◆ What you are asked to do
Only lines with the word "matplotlib" are needed; collect each of them from the listing below.

..............................

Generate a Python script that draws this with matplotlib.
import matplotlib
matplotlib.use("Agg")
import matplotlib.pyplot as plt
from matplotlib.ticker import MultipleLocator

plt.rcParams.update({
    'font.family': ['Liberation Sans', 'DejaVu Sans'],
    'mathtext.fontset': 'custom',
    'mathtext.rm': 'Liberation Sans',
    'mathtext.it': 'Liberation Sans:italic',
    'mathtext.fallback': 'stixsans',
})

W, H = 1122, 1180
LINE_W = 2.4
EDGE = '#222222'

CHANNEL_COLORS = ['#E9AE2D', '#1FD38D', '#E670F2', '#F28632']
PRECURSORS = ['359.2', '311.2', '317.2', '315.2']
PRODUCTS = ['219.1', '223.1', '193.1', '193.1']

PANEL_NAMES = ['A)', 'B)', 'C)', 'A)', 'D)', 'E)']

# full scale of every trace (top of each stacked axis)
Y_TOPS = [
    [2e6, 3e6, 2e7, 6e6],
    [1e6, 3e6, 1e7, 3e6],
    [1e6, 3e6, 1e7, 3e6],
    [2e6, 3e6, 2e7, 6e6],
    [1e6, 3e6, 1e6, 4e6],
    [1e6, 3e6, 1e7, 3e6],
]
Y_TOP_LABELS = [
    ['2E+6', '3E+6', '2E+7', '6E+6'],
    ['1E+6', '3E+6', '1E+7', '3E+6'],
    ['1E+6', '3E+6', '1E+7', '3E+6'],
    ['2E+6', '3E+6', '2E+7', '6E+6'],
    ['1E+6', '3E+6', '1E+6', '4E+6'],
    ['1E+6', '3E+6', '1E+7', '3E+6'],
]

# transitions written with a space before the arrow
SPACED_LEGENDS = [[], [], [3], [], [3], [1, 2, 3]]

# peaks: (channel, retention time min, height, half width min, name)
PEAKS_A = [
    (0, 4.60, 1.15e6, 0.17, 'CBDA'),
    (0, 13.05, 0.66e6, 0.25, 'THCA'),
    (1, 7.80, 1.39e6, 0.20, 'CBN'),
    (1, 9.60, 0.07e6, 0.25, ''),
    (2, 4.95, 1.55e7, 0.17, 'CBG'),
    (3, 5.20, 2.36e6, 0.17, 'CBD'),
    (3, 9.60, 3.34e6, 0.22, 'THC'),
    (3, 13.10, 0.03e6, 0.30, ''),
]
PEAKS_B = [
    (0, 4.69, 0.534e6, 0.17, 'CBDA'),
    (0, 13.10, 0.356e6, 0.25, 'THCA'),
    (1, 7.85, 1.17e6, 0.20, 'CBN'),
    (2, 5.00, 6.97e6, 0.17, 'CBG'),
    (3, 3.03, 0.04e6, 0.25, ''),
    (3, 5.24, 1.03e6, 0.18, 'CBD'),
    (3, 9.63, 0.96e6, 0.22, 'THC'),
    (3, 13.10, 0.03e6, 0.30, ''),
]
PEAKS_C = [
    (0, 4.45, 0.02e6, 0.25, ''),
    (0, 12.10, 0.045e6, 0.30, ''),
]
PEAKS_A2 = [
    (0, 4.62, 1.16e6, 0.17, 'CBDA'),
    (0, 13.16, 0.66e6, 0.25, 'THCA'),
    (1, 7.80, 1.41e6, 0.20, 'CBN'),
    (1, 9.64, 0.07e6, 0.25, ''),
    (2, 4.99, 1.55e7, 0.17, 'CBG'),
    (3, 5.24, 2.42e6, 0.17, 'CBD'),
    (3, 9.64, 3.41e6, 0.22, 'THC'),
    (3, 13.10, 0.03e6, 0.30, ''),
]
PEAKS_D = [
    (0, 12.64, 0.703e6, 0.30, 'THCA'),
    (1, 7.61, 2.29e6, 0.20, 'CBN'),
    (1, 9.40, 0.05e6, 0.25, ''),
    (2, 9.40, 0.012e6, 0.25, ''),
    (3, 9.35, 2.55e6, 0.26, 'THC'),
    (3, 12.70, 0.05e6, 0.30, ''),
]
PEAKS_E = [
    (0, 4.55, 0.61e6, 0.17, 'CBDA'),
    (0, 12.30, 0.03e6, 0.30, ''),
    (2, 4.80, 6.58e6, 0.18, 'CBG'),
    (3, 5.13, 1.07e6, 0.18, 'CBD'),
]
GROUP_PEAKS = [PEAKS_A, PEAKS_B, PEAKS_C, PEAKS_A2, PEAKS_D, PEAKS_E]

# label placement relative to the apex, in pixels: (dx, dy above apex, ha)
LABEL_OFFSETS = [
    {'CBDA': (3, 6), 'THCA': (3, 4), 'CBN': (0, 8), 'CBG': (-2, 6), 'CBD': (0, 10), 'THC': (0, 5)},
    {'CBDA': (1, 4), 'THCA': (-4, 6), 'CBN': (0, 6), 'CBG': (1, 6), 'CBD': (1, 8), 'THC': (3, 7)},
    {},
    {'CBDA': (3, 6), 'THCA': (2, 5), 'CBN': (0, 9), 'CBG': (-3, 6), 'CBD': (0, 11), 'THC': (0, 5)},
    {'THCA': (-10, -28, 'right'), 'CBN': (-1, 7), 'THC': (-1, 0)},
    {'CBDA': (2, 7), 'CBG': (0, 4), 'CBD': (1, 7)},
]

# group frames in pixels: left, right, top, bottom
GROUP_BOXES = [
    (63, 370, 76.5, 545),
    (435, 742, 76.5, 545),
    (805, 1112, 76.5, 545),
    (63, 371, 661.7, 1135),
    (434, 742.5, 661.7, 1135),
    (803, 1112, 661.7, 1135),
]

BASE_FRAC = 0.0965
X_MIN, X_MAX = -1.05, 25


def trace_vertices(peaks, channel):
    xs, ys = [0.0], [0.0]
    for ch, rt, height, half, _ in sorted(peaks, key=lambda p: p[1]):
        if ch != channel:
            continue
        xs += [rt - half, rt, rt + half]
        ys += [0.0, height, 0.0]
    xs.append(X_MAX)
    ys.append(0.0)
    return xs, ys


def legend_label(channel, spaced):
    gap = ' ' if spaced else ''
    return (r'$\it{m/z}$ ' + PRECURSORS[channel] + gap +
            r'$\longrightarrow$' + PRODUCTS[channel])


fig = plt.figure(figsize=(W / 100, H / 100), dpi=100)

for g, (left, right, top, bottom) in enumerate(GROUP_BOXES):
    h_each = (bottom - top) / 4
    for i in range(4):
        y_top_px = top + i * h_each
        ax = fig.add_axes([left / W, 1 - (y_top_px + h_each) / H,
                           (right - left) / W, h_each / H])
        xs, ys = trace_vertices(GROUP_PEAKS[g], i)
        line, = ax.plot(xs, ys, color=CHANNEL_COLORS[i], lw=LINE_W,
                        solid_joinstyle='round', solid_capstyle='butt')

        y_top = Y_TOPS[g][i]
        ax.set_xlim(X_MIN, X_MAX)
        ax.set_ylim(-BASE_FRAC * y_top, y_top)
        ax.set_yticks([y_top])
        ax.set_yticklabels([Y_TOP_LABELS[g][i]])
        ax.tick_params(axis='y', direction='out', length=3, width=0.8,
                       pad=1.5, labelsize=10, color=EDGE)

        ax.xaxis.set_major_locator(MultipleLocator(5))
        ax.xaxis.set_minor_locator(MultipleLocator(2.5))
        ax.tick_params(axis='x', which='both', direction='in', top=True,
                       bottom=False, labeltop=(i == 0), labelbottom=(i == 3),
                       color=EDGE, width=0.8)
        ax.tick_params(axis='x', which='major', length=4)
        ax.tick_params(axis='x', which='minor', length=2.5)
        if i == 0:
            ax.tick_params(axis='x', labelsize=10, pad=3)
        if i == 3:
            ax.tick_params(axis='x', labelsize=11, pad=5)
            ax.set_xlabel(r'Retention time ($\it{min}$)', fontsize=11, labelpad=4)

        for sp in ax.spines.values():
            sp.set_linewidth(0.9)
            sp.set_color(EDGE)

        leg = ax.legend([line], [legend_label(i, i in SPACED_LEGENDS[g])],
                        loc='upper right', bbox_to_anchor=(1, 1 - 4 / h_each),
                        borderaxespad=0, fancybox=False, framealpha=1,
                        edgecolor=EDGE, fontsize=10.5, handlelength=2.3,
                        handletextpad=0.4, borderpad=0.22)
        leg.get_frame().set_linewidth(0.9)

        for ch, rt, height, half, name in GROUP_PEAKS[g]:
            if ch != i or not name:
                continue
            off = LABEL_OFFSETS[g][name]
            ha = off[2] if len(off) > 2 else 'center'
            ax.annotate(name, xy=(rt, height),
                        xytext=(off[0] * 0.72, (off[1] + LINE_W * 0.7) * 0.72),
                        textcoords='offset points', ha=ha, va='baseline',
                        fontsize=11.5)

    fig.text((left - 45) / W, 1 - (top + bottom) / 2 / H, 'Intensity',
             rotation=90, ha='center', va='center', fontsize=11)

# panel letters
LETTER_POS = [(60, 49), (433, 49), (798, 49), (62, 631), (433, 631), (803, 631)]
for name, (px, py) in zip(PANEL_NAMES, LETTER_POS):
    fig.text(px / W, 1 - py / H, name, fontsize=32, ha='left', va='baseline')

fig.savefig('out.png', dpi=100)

..............................

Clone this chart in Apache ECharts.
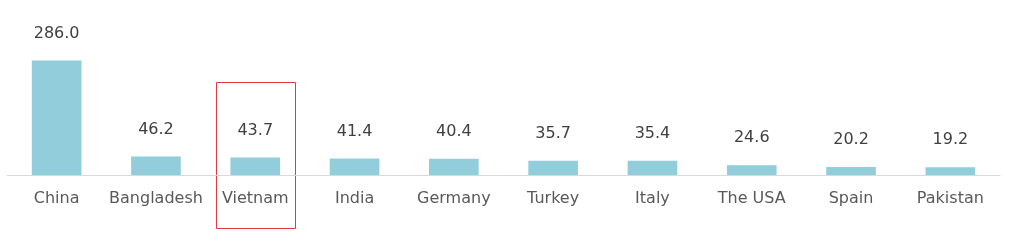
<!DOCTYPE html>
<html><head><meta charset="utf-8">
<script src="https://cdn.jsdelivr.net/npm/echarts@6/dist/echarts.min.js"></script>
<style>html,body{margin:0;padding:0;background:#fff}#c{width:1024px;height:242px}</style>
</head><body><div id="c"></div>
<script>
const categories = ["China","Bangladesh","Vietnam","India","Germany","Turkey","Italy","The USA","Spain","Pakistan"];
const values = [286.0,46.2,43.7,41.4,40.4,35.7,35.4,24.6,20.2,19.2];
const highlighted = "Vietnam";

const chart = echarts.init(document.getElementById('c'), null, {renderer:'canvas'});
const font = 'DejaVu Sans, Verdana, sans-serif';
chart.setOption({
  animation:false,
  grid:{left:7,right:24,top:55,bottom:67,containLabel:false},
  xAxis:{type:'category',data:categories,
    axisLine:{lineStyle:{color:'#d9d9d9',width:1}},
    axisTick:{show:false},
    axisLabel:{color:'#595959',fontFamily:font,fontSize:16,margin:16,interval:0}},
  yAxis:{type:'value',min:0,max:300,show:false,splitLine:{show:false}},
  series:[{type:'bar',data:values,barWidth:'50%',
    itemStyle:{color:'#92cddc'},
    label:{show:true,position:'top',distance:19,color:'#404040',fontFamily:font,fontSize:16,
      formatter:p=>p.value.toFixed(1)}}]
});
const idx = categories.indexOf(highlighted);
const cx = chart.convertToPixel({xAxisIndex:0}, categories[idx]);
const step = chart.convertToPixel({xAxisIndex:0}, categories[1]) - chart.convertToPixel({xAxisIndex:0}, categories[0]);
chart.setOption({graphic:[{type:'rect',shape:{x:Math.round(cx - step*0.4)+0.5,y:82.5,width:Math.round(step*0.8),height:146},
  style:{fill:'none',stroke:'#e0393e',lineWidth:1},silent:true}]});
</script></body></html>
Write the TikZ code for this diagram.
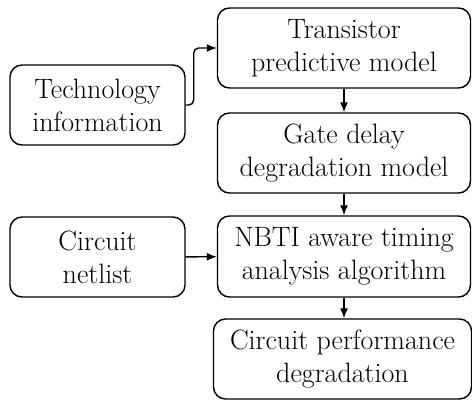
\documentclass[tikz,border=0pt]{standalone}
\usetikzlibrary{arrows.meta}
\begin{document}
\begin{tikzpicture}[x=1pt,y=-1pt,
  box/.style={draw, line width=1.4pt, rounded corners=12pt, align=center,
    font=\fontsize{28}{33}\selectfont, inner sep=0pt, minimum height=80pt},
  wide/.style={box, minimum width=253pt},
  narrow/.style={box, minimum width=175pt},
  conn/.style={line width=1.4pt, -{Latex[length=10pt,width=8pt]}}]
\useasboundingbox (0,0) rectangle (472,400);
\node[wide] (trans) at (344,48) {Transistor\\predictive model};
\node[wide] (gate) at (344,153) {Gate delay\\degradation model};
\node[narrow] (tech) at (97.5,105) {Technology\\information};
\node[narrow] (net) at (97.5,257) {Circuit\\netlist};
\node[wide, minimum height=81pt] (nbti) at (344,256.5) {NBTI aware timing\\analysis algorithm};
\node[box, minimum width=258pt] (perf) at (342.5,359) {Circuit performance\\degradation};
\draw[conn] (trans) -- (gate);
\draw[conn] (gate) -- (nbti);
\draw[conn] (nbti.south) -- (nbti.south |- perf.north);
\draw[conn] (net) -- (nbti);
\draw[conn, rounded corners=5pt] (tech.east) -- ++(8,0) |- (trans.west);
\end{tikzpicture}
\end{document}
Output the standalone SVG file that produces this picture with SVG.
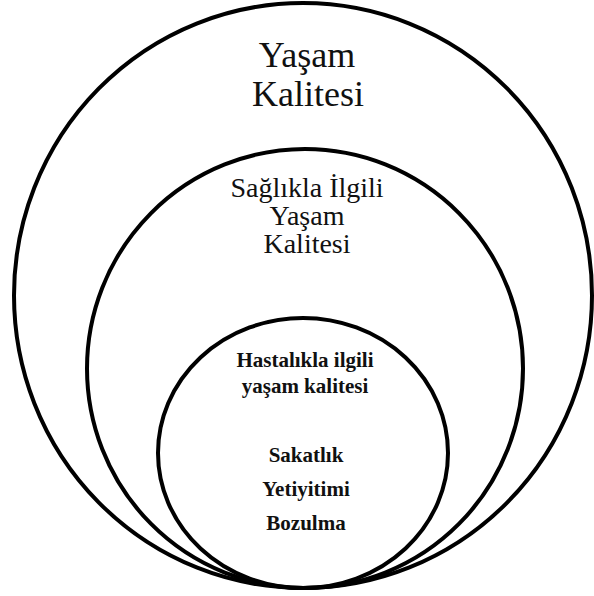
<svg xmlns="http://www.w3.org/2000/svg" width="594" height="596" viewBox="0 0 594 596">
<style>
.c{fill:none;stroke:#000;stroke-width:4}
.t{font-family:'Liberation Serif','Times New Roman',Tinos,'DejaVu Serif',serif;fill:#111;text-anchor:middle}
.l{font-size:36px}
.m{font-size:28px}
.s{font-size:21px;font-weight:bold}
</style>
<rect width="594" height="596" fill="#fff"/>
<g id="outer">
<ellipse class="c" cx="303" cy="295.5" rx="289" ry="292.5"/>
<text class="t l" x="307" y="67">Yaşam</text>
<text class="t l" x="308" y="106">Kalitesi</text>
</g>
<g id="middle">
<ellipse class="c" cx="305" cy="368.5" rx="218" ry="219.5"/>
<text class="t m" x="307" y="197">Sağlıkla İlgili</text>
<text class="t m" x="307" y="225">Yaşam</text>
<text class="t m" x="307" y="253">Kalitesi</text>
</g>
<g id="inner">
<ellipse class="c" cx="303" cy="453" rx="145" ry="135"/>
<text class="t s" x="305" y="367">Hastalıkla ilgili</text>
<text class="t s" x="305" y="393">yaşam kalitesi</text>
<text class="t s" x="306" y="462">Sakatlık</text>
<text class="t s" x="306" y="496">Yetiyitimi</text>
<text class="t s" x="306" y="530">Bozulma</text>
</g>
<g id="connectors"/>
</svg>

..............................

◆ Solution below
Generate a Python script that draws this with matplotlib.
import matplotlib
matplotlib.use("Agg")
import matplotlib.pyplot as plt
from matplotlib.ticker import MultipleLocator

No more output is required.